[Problem to work on] Retype the records below word for word and omit any image.

Entries with chart source code:
====================
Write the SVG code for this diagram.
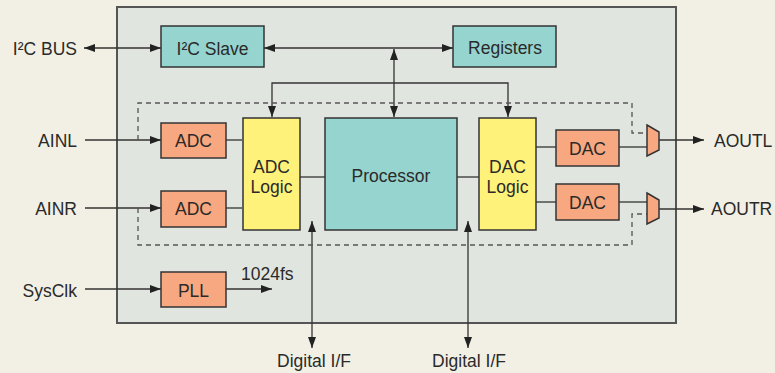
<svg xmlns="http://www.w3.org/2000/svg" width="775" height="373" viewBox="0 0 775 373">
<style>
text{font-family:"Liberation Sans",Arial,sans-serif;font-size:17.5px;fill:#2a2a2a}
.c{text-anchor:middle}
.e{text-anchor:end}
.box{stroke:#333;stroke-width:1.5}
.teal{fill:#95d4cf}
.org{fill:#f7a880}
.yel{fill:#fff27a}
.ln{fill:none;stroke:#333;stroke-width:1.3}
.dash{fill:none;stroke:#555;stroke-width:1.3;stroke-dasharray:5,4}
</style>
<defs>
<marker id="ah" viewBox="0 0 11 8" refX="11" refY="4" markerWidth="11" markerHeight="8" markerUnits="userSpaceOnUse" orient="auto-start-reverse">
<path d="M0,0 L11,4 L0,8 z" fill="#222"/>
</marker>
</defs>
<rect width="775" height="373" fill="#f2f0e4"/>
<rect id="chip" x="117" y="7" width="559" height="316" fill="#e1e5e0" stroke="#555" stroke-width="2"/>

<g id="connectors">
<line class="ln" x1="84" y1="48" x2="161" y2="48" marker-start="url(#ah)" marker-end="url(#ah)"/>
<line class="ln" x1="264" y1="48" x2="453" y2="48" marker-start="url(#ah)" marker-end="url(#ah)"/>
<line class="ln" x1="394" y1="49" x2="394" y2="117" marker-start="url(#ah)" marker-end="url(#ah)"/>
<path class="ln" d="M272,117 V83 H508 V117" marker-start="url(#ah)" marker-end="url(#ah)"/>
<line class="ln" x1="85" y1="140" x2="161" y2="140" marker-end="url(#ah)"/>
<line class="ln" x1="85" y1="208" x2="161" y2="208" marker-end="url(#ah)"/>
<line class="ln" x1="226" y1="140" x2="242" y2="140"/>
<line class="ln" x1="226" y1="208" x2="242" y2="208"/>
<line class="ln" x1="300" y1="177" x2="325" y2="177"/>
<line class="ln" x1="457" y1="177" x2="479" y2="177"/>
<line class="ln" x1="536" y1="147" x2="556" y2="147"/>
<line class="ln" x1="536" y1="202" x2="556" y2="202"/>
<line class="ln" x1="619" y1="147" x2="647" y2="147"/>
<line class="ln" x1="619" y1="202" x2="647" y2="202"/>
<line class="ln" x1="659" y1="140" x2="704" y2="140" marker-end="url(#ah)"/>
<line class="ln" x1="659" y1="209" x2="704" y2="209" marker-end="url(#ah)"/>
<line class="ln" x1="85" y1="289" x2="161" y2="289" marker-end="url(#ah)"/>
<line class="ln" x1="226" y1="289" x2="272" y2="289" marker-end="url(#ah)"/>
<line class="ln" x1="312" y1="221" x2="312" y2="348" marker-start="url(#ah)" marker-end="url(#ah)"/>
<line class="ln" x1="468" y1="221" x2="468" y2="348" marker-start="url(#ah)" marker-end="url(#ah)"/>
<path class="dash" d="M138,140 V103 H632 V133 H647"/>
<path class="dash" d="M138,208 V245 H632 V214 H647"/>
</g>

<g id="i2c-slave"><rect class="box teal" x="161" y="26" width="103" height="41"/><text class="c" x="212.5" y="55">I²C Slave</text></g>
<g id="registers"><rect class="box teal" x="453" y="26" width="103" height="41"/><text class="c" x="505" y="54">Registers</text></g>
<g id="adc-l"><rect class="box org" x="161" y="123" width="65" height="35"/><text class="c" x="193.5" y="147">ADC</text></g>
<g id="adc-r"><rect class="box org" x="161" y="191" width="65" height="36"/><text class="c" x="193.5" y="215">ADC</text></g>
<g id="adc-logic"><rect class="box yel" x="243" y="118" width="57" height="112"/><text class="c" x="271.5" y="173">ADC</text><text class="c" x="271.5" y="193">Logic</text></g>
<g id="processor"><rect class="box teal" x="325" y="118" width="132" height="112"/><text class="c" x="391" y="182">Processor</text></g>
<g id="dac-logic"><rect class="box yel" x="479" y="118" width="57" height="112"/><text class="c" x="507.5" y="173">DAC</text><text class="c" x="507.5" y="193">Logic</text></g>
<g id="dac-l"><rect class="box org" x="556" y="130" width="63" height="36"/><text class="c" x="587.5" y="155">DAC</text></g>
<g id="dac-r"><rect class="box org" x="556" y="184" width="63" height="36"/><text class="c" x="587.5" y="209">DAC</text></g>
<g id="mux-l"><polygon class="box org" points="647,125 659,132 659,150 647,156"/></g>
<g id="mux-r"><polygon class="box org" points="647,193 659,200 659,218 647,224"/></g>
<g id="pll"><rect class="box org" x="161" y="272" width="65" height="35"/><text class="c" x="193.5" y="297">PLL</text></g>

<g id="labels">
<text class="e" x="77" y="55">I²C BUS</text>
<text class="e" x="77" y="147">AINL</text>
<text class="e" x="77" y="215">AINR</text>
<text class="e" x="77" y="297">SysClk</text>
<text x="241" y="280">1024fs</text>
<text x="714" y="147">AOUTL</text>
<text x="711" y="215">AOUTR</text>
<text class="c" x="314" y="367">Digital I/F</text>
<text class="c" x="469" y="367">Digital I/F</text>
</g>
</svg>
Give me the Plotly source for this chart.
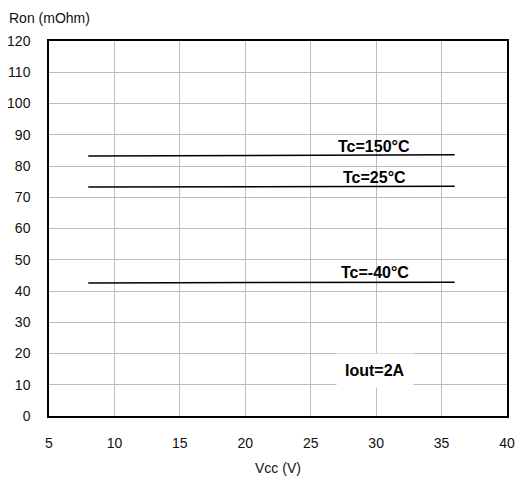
====================
[Full response]
Write the SVG code for this diagram.
<svg xmlns="http://www.w3.org/2000/svg" width="775" height="373" viewBox="0 0 775 373">
<style>
text{font-family:"Liberation Sans",Arial,sans-serif;font-size:17.5px;fill:#2a2a2a}
.c{text-anchor:middle}
.e{text-anchor:end}
.box{stroke:#333;stroke-width:1.5}
.teal{fill:#95d4cf}
.org{fill:#f7a880}
.yel{fill:#fff27a}
.ln{fill:none;stroke:#333;stroke-width:1.3}
.dash{fill:none;stroke:#555;stroke-width:1.3;stroke-dasharray:5,4}
</style>
<defs>
<marker id="ah" viewBox="0 0 11 8" refX="11" refY="4" markerWidth="11" markerHeight="8" markerUnits="userSpaceOnUse" orient="auto-start-reverse">
<path d="M0,0 L11,4 L0,8 z" fill="#222"/>
</marker>
</defs>
<rect width="775" height="373" fill="#f2f0e4"/>
<rect id="chip" x="117" y="7" width="559" height="316" fill="#e1e5e0" stroke="#555" stroke-width="2"/>

<g id="connectors">
<line class="ln" x1="84" y1="48" x2="161" y2="48" marker-start="url(#ah)" marker-end="url(#ah)"/>
<line class="ln" x1="264" y1="48" x2="453" y2="48" marker-start="url(#ah)" marker-end="url(#ah)"/>
<line class="ln" x1="394" y1="49" x2="394" y2="117" marker-start="url(#ah)" marker-end="url(#ah)"/>
<path class="ln" d="M272,117 V83 H508 V117" marker-start="url(#ah)" marker-end="url(#ah)"/>
<line class="ln" x1="85" y1="140" x2="161" y2="140" marker-end="url(#ah)"/>
<line class="ln" x1="85" y1="208" x2="161" y2="208" marker-end="url(#ah)"/>
<line class="ln" x1="226" y1="140" x2="242" y2="140"/>
<line class="ln" x1="226" y1="208" x2="242" y2="208"/>
<line class="ln" x1="300" y1="177" x2="325" y2="177"/>
<line class="ln" x1="457" y1="177" x2="479" y2="177"/>
<line class="ln" x1="536" y1="147" x2="556" y2="147"/>
<line class="ln" x1="536" y1="202" x2="556" y2="202"/>
<line class="ln" x1="619" y1="147" x2="647" y2="147"/>
<line class="ln" x1="619" y1="202" x2="647" y2="202"/>
<line class="ln" x1="659" y1="140" x2="704" y2="140" marker-end="url(#ah)"/>
<line class="ln" x1="659" y1="209" x2="704" y2="209" marker-end="url(#ah)"/>
<line class="ln" x1="85" y1="289" x2="161" y2="289" marker-end="url(#ah)"/>
<line class="ln" x1="226" y1="289" x2="272" y2="289" marker-end="url(#ah)"/>
<line class="ln" x1="312" y1="221" x2="312" y2="348" marker-start="url(#ah)" marker-end="url(#ah)"/>
<line class="ln" x1="468" y1="221" x2="468" y2="348" marker-start="url(#ah)" marker-end="url(#ah)"/>
<path class="dash" d="M138,140 V103 H632 V133 H647"/>
<path class="dash" d="M138,208 V245 H632 V214 H647"/>
</g>

<g id="i2c-slave"><rect class="box teal" x="161" y="26" width="103" height="41"/><text class="c" x="212.5" y="55">I²C Slave</text></g>
<g id="registers"><rect class="box teal" x="453" y="26" width="103" height="41"/><text class="c" x="505" y="54">Registers</text></g>
<g id="adc-l"><rect class="box org" x="161" y="123" width="65" height="35"/><text class="c" x="193.5" y="147">ADC</text></g>
<g id="adc-r"><rect class="box org" x="161" y="191" width="65" height="36"/><text class="c" x="193.5" y="215">ADC</text></g>
<g id="adc-logic"><rect class="box yel" x="243" y="118" width="57" height="112"/><text class="c" x="271.5" y="173">ADC</text><text class="c" x="271.5" y="193">Logic</text></g>
<g id="processor"><rect class="box teal" x="325" y="118" width="132" height="112"/><text class="c" x="391" y="182">Processor</text></g>
<g id="dac-logic"><rect class="box yel" x="479" y="118" width="57" height="112"/><text class="c" x="507.5" y="173">DAC</text><text class="c" x="507.5" y="193">Logic</text></g>
<g id="dac-l"><rect class="box org" x="556" y="130" width="63" height="36"/><text class="c" x="587.5" y="155">DAC</text></g>
<g id="dac-r"><rect class="box org" x="556" y="184" width="63" height="36"/><text class="c" x="587.5" y="209">DAC</text></g>
<g id="mux-l"><polygon class="box org" points="647,125 659,132 659,150 647,156"/></g>
<g id="mux-r"><polygon class="box org" points="647,193 659,200 659,218 647,224"/></g>
<g id="pll"><rect class="box org" x="161" y="272" width="65" height="35"/><text class="c" x="193.5" y="297">PLL</text></g>

<g id="labels">
<text class="e" x="77" y="55">I²C BUS</text>
<text class="e" x="77" y="147">AINL</text>
<text class="e" x="77" y="215">AINR</text>
<text class="e" x="77" y="297">SysClk</text>
<text x="241" y="280">1024fs</text>
<text x="714" y="147">AOUTL</text>
<text x="711" y="215">AOUTR</text>
<text class="c" x="314" y="367">Digital I/F</text>
<text class="c" x="469" y="367">Digital I/F</text>
</g>
</svg>
Give me the Plotly source for this chart.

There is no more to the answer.